Does Being a Valedictorian Matter?
The big question after all this talk of Valedictorians is, does it all really matter? Does being Valedictorian help you get into a good college? Does it help you in life? Does it even matter in the long run? The short answer is no, but it is still important in its own way.
While being Valedictorian won’t help you get into a good college for a variety of reasons, being a good student, which all Valedictorian candidates are, will help you get into college.
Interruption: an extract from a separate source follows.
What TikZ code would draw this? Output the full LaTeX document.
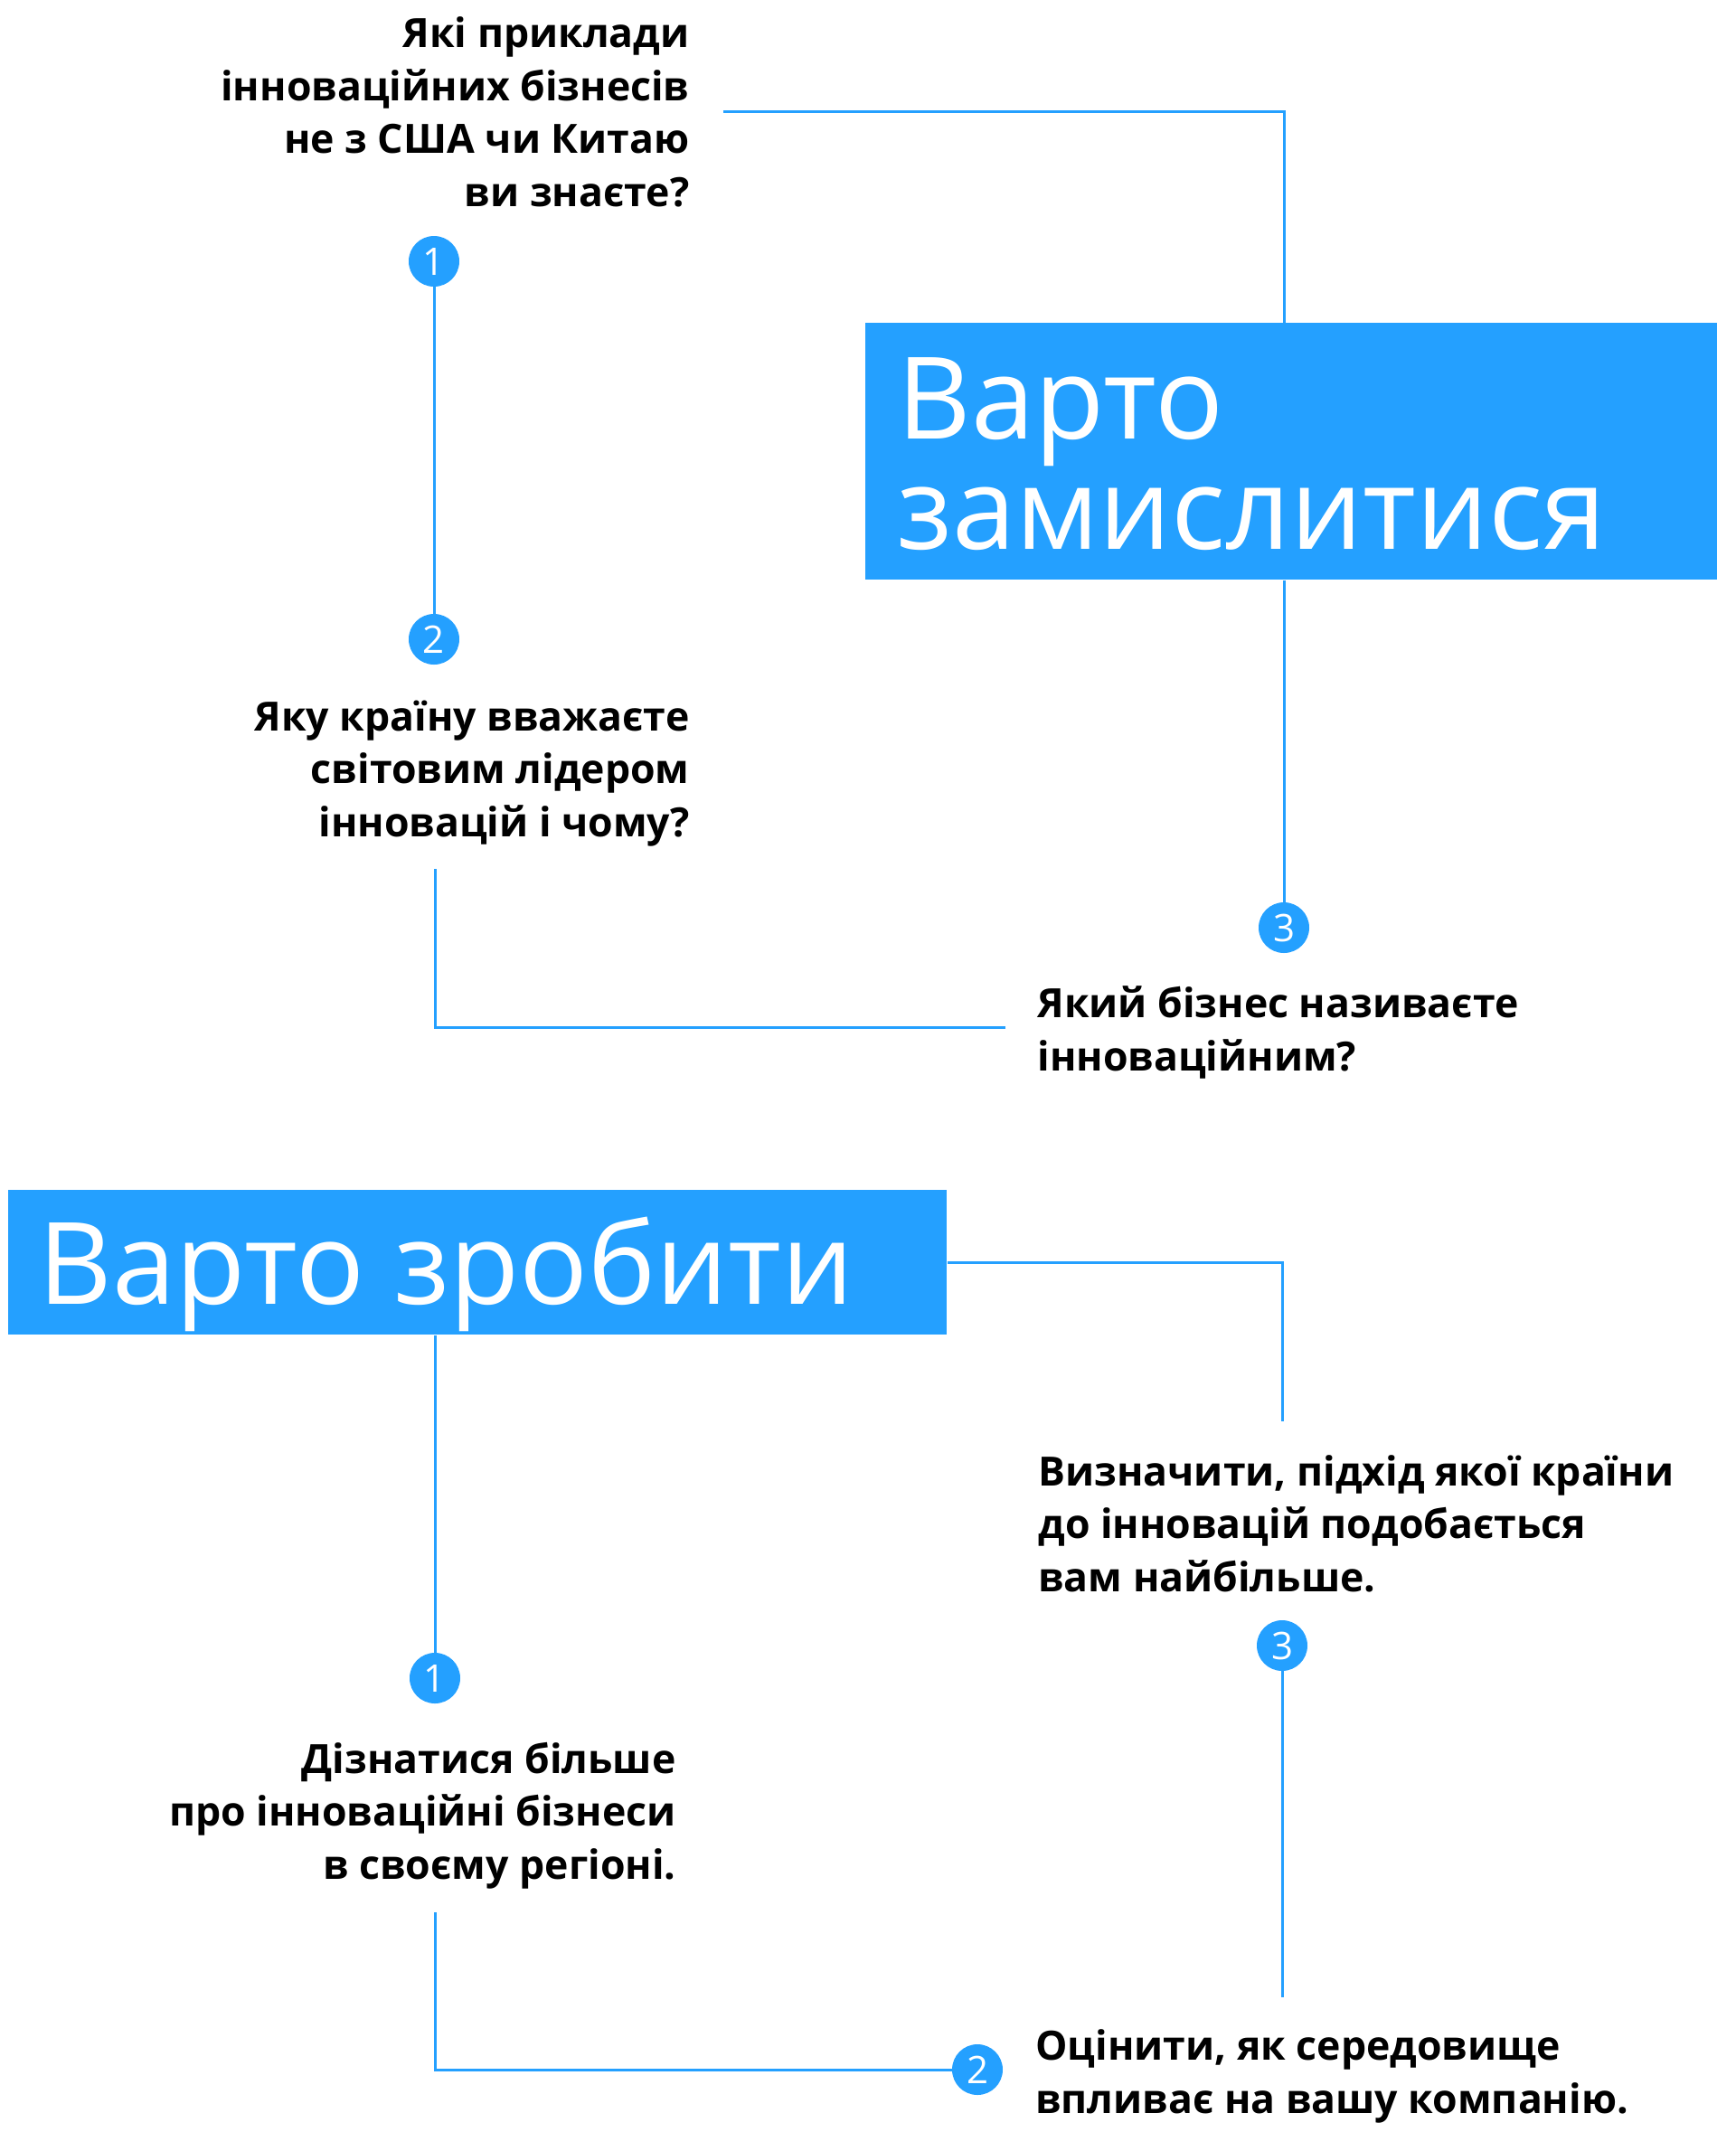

The main reason being the one person given the title of Valedictorian at the end of your senior year of high school won’t help you get into college because you would have had to commit to a college months before you find out if you are Valedictorian or not.
Being a Valedictorian can help you in life beyond school, but it doesn’t mean that life after school will be easier for you than the person you beat out for Valedictorian. Being named your class’s Valedictorian is a judgment about how well you work in an academic setting. Since the real world is not a purely academic setting, sometimes Valedictorians thrive outside of school, and sometimes they don’t.
Overall, if you feel like being Valedictorian is something that matters a lot to you personally, then study hard and work towards that title. Suppose the title isn’t something that matters to you; no worries. Regardless of how you feel about the title of Valedictorian, you should always strive to do your best and push yourself to continue learning and growing in school and in life.
Wrapping Things Up: How Do Valedictorian Study?
Becoming your graduating class’s Valedictorian is a big deal. A Valedictorian is someone who has put in the time and effort over all the years at the school in order to get to where they are today, but this title is not a free ticket to a successful future. Working hard and becoming a Valedictorian is an honor and should be treated as such, but you have to remember that becoming Valedictorian is not the only thing that matters in life.